• **TO DO**:
Transcribe the lines below verbatim, skipping the images.

• **DATA PROVIDED**:

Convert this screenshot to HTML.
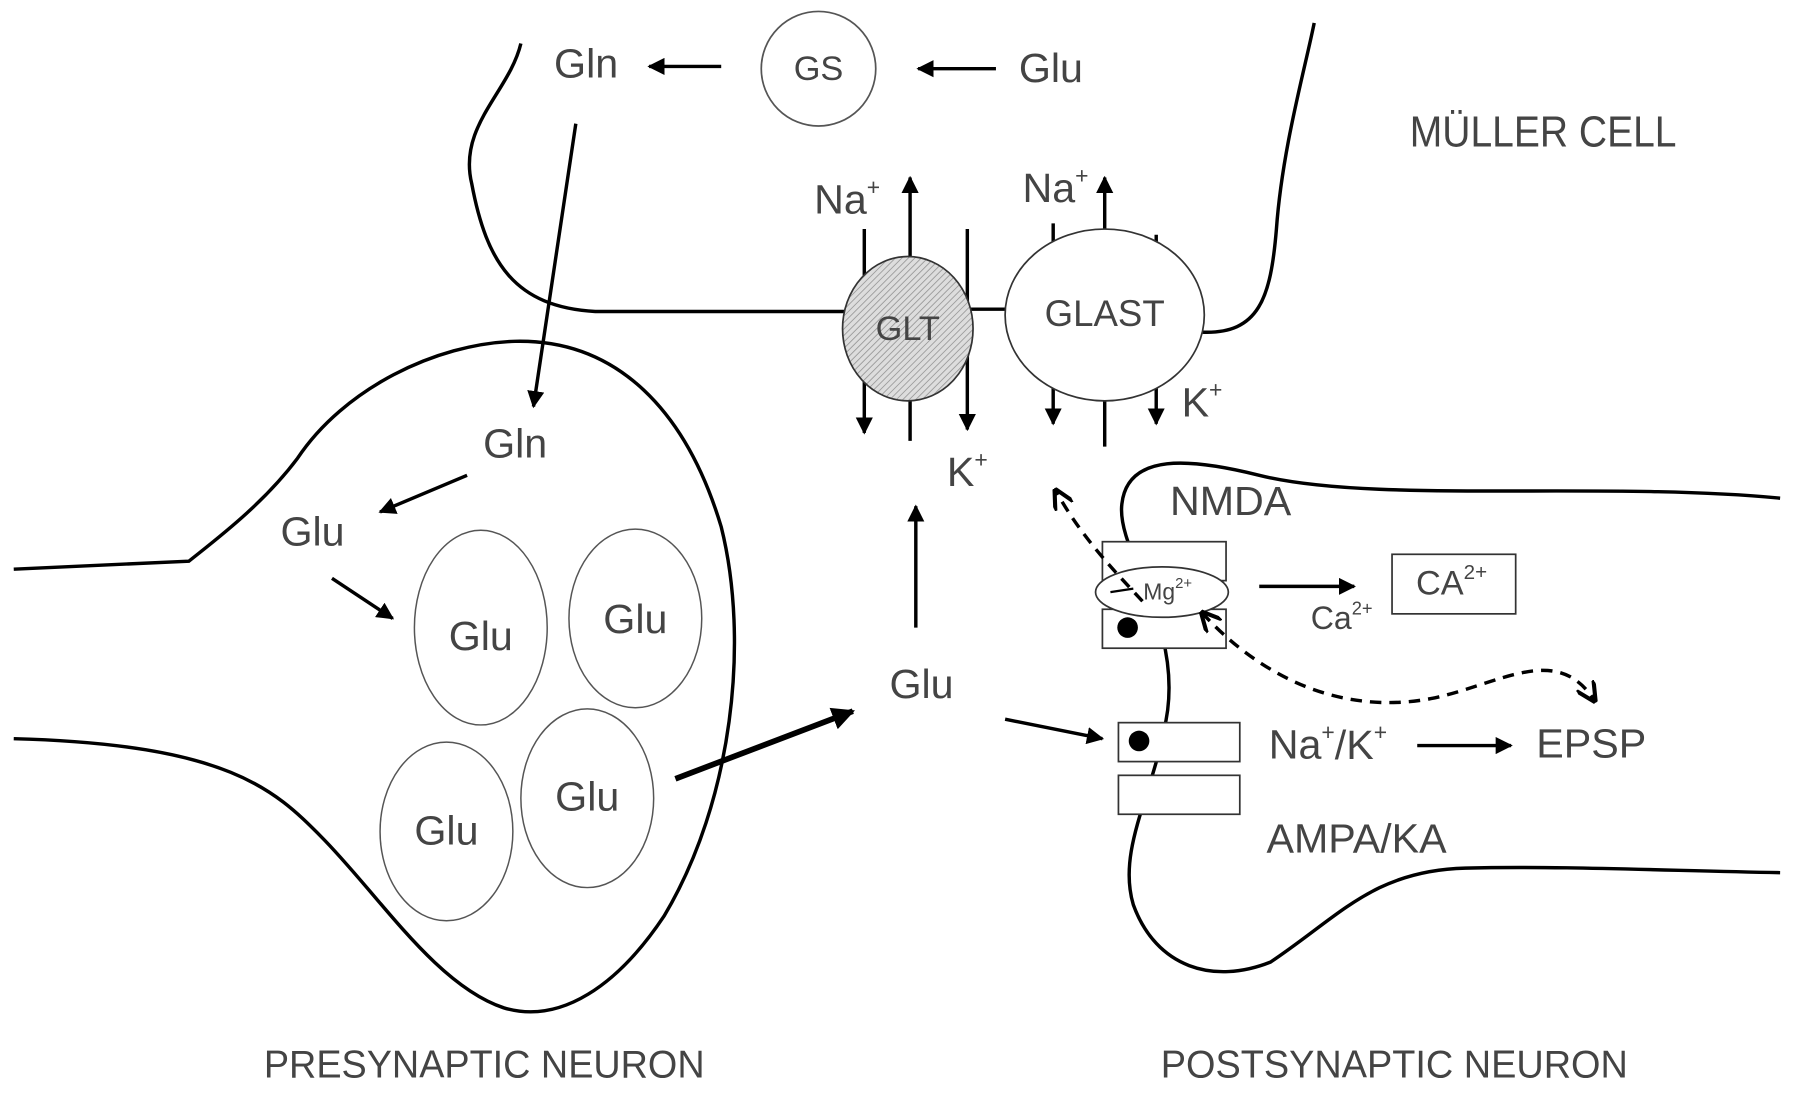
<!DOCTYPE html>
<html><head><meta charset="utf-8">
<style>
html,body{margin:0;padding:0;background:#fff;}
svg{display:block;}
text{font-family:"Liberation Sans Narrow","Liberation Sans",sans-serif;fill:#444;text-anchor:middle;dominant-baseline:middle;}
</style></head>
<body>
<svg width="1795" height="1096" viewBox="0 0 1568 957" preserveAspectRatio="none" xmlns="http://www.w3.org/2000/svg">
<defs>
<marker id="ah" viewBox="0 0 10 10" refX="9" refY="5" markerWidth="5" markerHeight="5" orient="auto-start-reverse" markerUnits="strokeWidth">
<path d="M0,0 L10,5 L0,10 z" fill="#000"/></marker>
<marker id="ah2" viewBox="0 0 10 10" refX="9" refY="5" markerWidth="4" markerHeight="4" orient="auto-start-reverse" markerUnits="strokeWidth">
<path d="M0,0 L10,5 L0,10 z" fill="#000"/></marker>
<marker id="open" viewBox="0 0 10 10" refX="9" refY="5" markerWidth="6" markerHeight="6" orient="auto-start-reverse" markerUnits="strokeWidth">
<path d="M0,0 L10,5 L0,10" fill="none" stroke="#000" stroke-width="2"/></marker>
<pattern id="hatch" width="4" height="4" patternUnits="userSpaceOnUse" patternTransform="rotate(45)">
<rect width="4" height="4" fill="#ddd"/><line x1="0" y1="0" x2="0" y2="4" stroke="#999" stroke-width="1.5"/></pattern>
</defs>
<g fill="none" stroke="#000" stroke-width="3">
<path d="M455,38 C445,80 400,110 412,160 C425,230 450,268 520,272 L740,272"/>
<line x1="845" y1="270" x2="880" y2="270"/>
<path d="M1050,290 C1100,292 1110,260 1115,200 C1120,130 1140,60 1148,20"/>
<path d="M12,497 L165,490 C190,470 230,440 260,400 C300,340 380,300 450,298 C540,296 600,360 630,460 C655,560 640,700 580,800 C540,860 490,895 440,880 C380,860 330,780 280,730 C240,690 200,650 12,645"/>
<path d="M1555,435 C1400,420 1200,440 1100,415 C1040,400 985,395 980,440 C975,480 1030,540 1020,620 C1010,690 975,740 990,790 C1010,845 1060,860 1110,840 C1170,800 1200,760 1280,758 C1360,756 1450,760 1555,762"/>
</g>
<circle cx="715" cy="60" r="50" fill="#fff" stroke="#555" stroke-width="1.5"/>
<g stroke="#000" stroke-width="3" fill="none">
<line x1="755" y1="200" x2="755" y2="378" marker-end="url(#ah)"/>
<line x1="795" y1="385" x2="795" y2="155" marker-end="url(#ah)"/>
<line x1="845" y1="200" x2="845" y2="375" marker-end="url(#ah)"/>
<line x1="920" y1="195" x2="920" y2="370" marker-end="url(#ah)"/>
<line x1="965" y1="390" x2="965" y2="155" marker-end="url(#ah)"/>
<line x1="1010" y1="205" x2="1010" y2="370" marker-end="url(#ah)"/>
</g>
<ellipse cx="793" cy="287" rx="57" ry="63" fill="url(#hatch)" stroke="#333" stroke-width="1.5"/>
<ellipse cx="965" cy="275" rx="87" ry="75" fill="#fff" stroke="#333" stroke-width="1.5"/>
<g fill="#fff" stroke="#555" stroke-width="1.3">
<ellipse cx="420" cy="548" rx="58" ry="85"/>
<ellipse cx="555" cy="540" rx="58" ry="78"/>
<ellipse cx="390" cy="726" rx="58" ry="78"/>
<ellipse cx="513" cy="697" rx="58" ry="78"/>
</g>
<g fill="#fff" stroke="#333" stroke-width="1.5">
<rect x="963" y="473" width="108" height="34"/>
<rect x="963" y="532" width="108" height="34"/>
<ellipse cx="1015" cy="517" rx="58" ry="22"/>
<rect x="977" y="631" width="106" height="34"/>
<rect x="977" y="677" width="106" height="34"/>
<rect x="1216" y="484" width="108" height="52"/>
</g>
<circle cx="985" cy="548" r="9" fill="#000"/>
<circle cx="995" cy="647" r="9" fill="#000"/>
<g stroke="#000" stroke-width="3" fill="none">
<line x1="630" y1="58" x2="567" y2="58" marker-end="url(#ah)"/>
<line x1="870" y1="60" x2="802" y2="60" marker-end="url(#ah)"/>
<line x1="503" y1="108" x2="466" y2="355" marker-end="url(#ah)"/>
<line x1="408" y1="415" x2="332" y2="447" marker-end="url(#ah)"/>
<line x1="290" y1="505" x2="343" y2="540" marker-end="url(#ah)"/>
<line x1="590" y1="680" x2="745" y2="621" stroke-width="5" marker-end="url(#ah2)"/>
<line x1="800" y1="548" x2="800" y2="442" marker-end="url(#ah)"/>
<line x1="878" y1="628" x2="963" y2="645" marker-end="url(#ah)"/>
<line x1="1100" y1="512" x2="1183" y2="512" marker-end="url(#ah)"/>
<line x1="1238" y1="651" x2="1320" y2="651" marker-end="url(#ah)"/>
<line x1="990" y1="514" x2="970" y2="517" stroke-width="2"/>
<path d="M998,525 C975,500 945,470 922,428" stroke-dasharray="10,7" marker-end="url(#open)"/>
<path d="M1050,535 C1100,590 1170,625 1250,610 C1310,598 1360,560 1393,612" stroke-dasharray="10,7" marker-start="url(#open)" marker-end="url(#open)"/>
</g>
<g font-size="36">
<text x="512" y="58">Gln</text>
<text x="715" y="62" font-size="30">GS</text>
<text x="918" y="62">Glu</text>
<text x="1348" y="118" font-size="38" fill="#555" textLength="233" lengthAdjust="spacingAndGlyphs">MÜLLER CELL</text>
<text x="740" y="177">Na<tspan font-size="20" dy="-12">+</tspan></text>
<text x="922" y="167">Na<tspan font-size="20" dy="-12">+</tspan></text>
<text x="793" y="289" font-size="30" fill="#222">GLT</text>
<text x="965" y="276" font-size="32" fill="#222">GLAST</text>
<text x="1050" y="354">K<tspan font-size="20" dy="-12">+</tspan></text>
<text x="845" y="415">K<tspan font-size="20" dy="-12">+</tspan></text>
<text x="1075" y="440">NMDA</text>
<text x="1020" y="518" font-size="20">Mg<tspan font-size="13" dy="-8">2+</tspan></text>
<text x="1172" y="542" font-size="28">Ca<tspan font-size="16" dy="-10">2+</tspan></text>
<text x="1268" y="511" font-size="30">CA<tspan font-size="18" dy="-10">2+</tspan></text>
<text x="450" y="390">Gln</text>
<text x="273" y="467">Glu</text>
<text x="420" y="558">Glu</text>
<text x="555" y="543">Glu</text>
<text x="390" y="728">Glu</text>
<text x="513" y="698">Glu</text>
<text x="805" y="600">Glu</text>
<text x="1160" y="653">Na<tspan font-size="20" dy="-12">+</tspan><tspan dy="12">/K</tspan><tspan font-size="20" dy="-12">+</tspan></text>
<text x="1390" y="652">EPSP</text>
<text x="1185" y="735">AMPA/KA</text>
<text x="423" y="932" font-size="34" fill="#555" textLength="385" lengthAdjust="spacingAndGlyphs">PRESYNAPTIC NEURON</text>
<text x="1218" y="932" font-size="34" fill="#555" textLength="408" lengthAdjust="spacingAndGlyphs">POSTSYNAPTIC NEURON</text>
</g>
</svg>
</body></html>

• **CORRECT RESPONSE**:
Convert this screenshot to HTML.
<!DOCTYPE html>
<html><head><meta charset="utf-8">
<style>
html,body{margin:0;padding:0;background:#fff;}
svg{display:block;}
text{font-family:"Liberation Sans Narrow","Liberation Sans",sans-serif;fill:#444;text-anchor:middle;dominant-baseline:middle;}
</style></head>
<body>
<svg width="1795" height="1096" viewBox="0 0 1568 957" preserveAspectRatio="none" xmlns="http://www.w3.org/2000/svg">
<defs>
<marker id="ah" viewBox="0 0 10 10" refX="9" refY="5" markerWidth="5" markerHeight="5" orient="auto-start-reverse" markerUnits="strokeWidth">
<path d="M0,0 L10,5 L0,10 z" fill="#000"/></marker>
<marker id="ah2" viewBox="0 0 10 10" refX="9" refY="5" markerWidth="4" markerHeight="4" orient="auto-start-reverse" markerUnits="strokeWidth">
<path d="M0,0 L10,5 L0,10 z" fill="#000"/></marker>
<marker id="open" viewBox="0 0 10 10" refX="9" refY="5" markerWidth="6" markerHeight="6" orient="auto-start-reverse" markerUnits="strokeWidth">
<path d="M0,0 L10,5 L0,10" fill="none" stroke="#000" stroke-width="2"/></marker>
<pattern id="hatch" width="4" height="4" patternUnits="userSpaceOnUse" patternTransform="rotate(45)">
<rect width="4" height="4" fill="#ddd"/><line x1="0" y1="0" x2="0" y2="4" stroke="#999" stroke-width="1.5"/></pattern>
</defs>
<g fill="none" stroke="#000" stroke-width="3">
<path d="M455,38 C445,80 400,110 412,160 C425,230 450,268 520,272 L740,272"/>
<line x1="845" y1="270" x2="880" y2="270"/>
<path d="M1050,290 C1100,292 1110,260 1115,200 C1120,130 1140,60 1148,20"/>
<path d="M12,497 L165,490 C190,470 230,440 260,400 C300,340 380,300 450,298 C540,296 600,360 630,460 C655,560 640,700 580,800 C540,860 490,895 440,880 C380,860 330,780 280,730 C240,690 200,650 12,645"/>
<path d="M1555,435 C1400,420 1200,440 1100,415 C1040,400 985,395 980,440 C975,480 1030,540 1020,620 C1010,690 975,740 990,790 C1010,845 1060,860 1110,840 C1170,800 1200,760 1280,758 C1360,756 1450,760 1555,762"/>
</g>
<circle cx="715" cy="60" r="50" fill="#fff" stroke="#555" stroke-width="1.5"/>
<g stroke="#000" stroke-width="3" fill="none">
<line x1="755" y1="200" x2="755" y2="378" marker-end="url(#ah)"/>
<line x1="795" y1="385" x2="795" y2="155" marker-end="url(#ah)"/>
<line x1="845" y1="200" x2="845" y2="375" marker-end="url(#ah)"/>
<line x1="920" y1="195" x2="920" y2="370" marker-end="url(#ah)"/>
<line x1="965" y1="390" x2="965" y2="155" marker-end="url(#ah)"/>
<line x1="1010" y1="205" x2="1010" y2="370" marker-end="url(#ah)"/>
</g>
<ellipse cx="793" cy="287" rx="57" ry="63" fill="url(#hatch)" stroke="#333" stroke-width="1.5"/>
<ellipse cx="965" cy="275" rx="87" ry="75" fill="#fff" stroke="#333" stroke-width="1.5"/>
<g fill="#fff" stroke="#555" stroke-width="1.3">
<ellipse cx="420" cy="548" rx="58" ry="85"/>
<ellipse cx="555" cy="540" rx="58" ry="78"/>
<ellipse cx="390" cy="726" rx="58" ry="78"/>
<ellipse cx="513" cy="697" rx="58" ry="78"/>
</g>
<g fill="#fff" stroke="#333" stroke-width="1.5">
<rect x="963" y="473" width="108" height="34"/>
<rect x="963" y="532" width="108" height="34"/>
<ellipse cx="1015" cy="517" rx="58" ry="22"/>
<rect x="977" y="631" width="106" height="34"/>
<rect x="977" y="677" width="106" height="34"/>
<rect x="1216" y="484" width="108" height="52"/>
</g>
<circle cx="985" cy="548" r="9" fill="#000"/>
<circle cx="995" cy="647" r="9" fill="#000"/>
<g stroke="#000" stroke-width="3" fill="none">
<line x1="630" y1="58" x2="567" y2="58" marker-end="url(#ah)"/>
<line x1="870" y1="60" x2="802" y2="60" marker-end="url(#ah)"/>
<line x1="503" y1="108" x2="466" y2="355" marker-end="url(#ah)"/>
<line x1="408" y1="415" x2="332" y2="447" marker-end="url(#ah)"/>
<line x1="290" y1="505" x2="343" y2="540" marker-end="url(#ah)"/>
<line x1="590" y1="680" x2="745" y2="621" stroke-width="5" marker-end="url(#ah2)"/>
<line x1="800" y1="548" x2="800" y2="442" marker-end="url(#ah)"/>
<line x1="878" y1="628" x2="963" y2="645" marker-end="url(#ah)"/>
<line x1="1100" y1="512" x2="1183" y2="512" marker-end="url(#ah)"/>
<line x1="1238" y1="651" x2="1320" y2="651" marker-end="url(#ah)"/>
<line x1="990" y1="514" x2="970" y2="517" stroke-width="2"/>
<path d="M998,525 C975,500 945,470 922,428" stroke-dasharray="10,7" marker-end="url(#open)"/>
<path d="M1050,535 C1100,590 1170,625 1250,610 C1310,598 1360,560 1393,612" stroke-dasharray="10,7" marker-start="url(#open)" marker-end="url(#open)"/>
</g>
<g font-size="36">
<text x="512" y="58">Gln</text>
<text x="715" y="62" font-size="30">GS</text>
<text x="918" y="62">Glu</text>
<text x="1348" y="118" font-size="38" fill="#555" textLength="233" lengthAdjust="spacingAndGlyphs">MÜLLER CELL</text>
<text x="740" y="177">Na<tspan font-size="20" dy="-12">+</tspan></text>
<text x="922" y="167">Na<tspan font-size="20" dy="-12">+</tspan></text>
<text x="793" y="289" font-size="30" fill="#222">GLT</text>
<text x="965" y="276" font-size="32" fill="#222">GLAST</text>
<text x="1050" y="354">K<tspan font-size="20" dy="-12">+</tspan></text>
<text x="845" y="415">K<tspan font-size="20" dy="-12">+</tspan></text>
<text x="1075" y="440">NMDA</text>
<text x="1020" y="518" font-size="20">Mg<tspan font-size="13" dy="-8">2+</tspan></text>
<text x="1172" y="542" font-size="28">Ca<tspan font-size="16" dy="-10">2+</tspan></text>
<text x="1268" y="511" font-size="30">CA<tspan font-size="18" dy="-10">2+</tspan></text>
<text x="450" y="390">Gln</text>
<text x="273" y="467">Glu</text>
<text x="420" y="558">Glu</text>
<text x="555" y="543">Glu</text>
<text x="390" y="728">Glu</text>
<text x="513" y="698">Glu</text>
<text x="805" y="600">Glu</text>
<text x="1160" y="653">Na<tspan font-size="20" dy="-12">+</tspan><tspan dy="12">/K</tspan><tspan font-size="20" dy="-12">+</tspan></text>
<text x="1390" y="652">EPSP</text>
<text x="1185" y="735">AMPA/KA</text>
<text x="423" y="932" font-size="34" fill="#555" textLength="385" lengthAdjust="spacingAndGlyphs">PRESYNAPTIC NEURON</text>
<text x="1218" y="932" font-size="34" fill="#555" textLength="408" lengthAdjust="spacingAndGlyphs">POSTSYNAPTIC NEURON</text>
</g>
</svg>
</body></html>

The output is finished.